In a networked system, the risk of security compromises depends not only on each node’s security but also on the topological structure formed by the connected individuals, businesses, and computer systems. Research in network security has been exploring this phenomenon for a long time, with a variety of modeling frameworks predicting how many nodes we should expect to lose, on average, for a given network topology, after certain types of incidents. Meanwhile, the pricing of insurance contracts for risks related to information technology (better known as cyber-insurance) requires determining additional information, for example, the maximum number of nodes we should expect to lose within a 99.5% confidence interval.

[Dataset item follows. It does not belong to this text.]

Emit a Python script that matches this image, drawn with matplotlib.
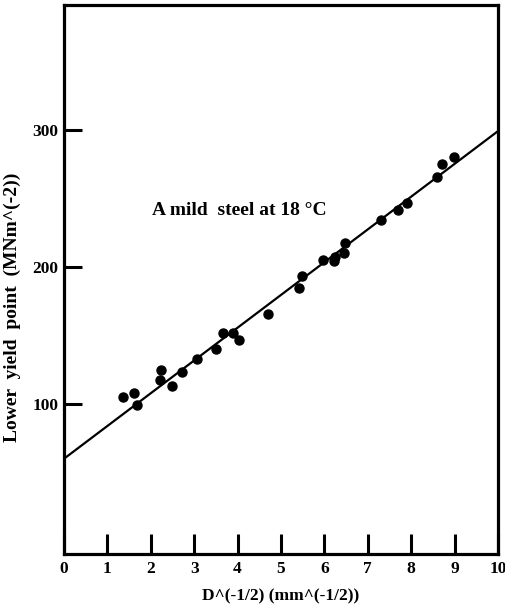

Previous modeling research in network security has not addressed these types of questions, while research on cyber-insurance pricing for networked systems has not taken into account the network’s topology. Our goal is to bridge that gap, by providing a mathematical basis for the assessment of systematic risk in networked systems. We define a loss-number distribution to be a probability distribution on the total number of compromised nodes within a network following the occurrence of a given incident, and we provide a number of modeling results that aim to be useful for cyber-insurers in this context. We prove NP-hardness for the general case of computing the loss-number distribution for an arbitrary network topology but obtain simplified computable formulas for the special cases of star topologies, ER-random topologies, and uniform topologies. We also provide a simulation algorithm that approximates the loss-number distribution for an arbitrary network topology and that appears to converge efficiently for many common classes of topologies. Scale-free network topologies have a degree distribution that follows a power law and are commonly found in real-world networks. We provide an example of a scale-free network in which a cyber-insurance pricing mechanism that relies naively on incidence reporting data will fail to accurately predict the true risk level of the entire system. We offer an alternative mechanism that yields an accurate forecast by taking into account the network topology, thus highlighting the lack/importance of topological data in security incident reporting. Our results constitute important steps toward the understanding of systematic risk and help to contribute to the emergence of a viable cyber-insurance market.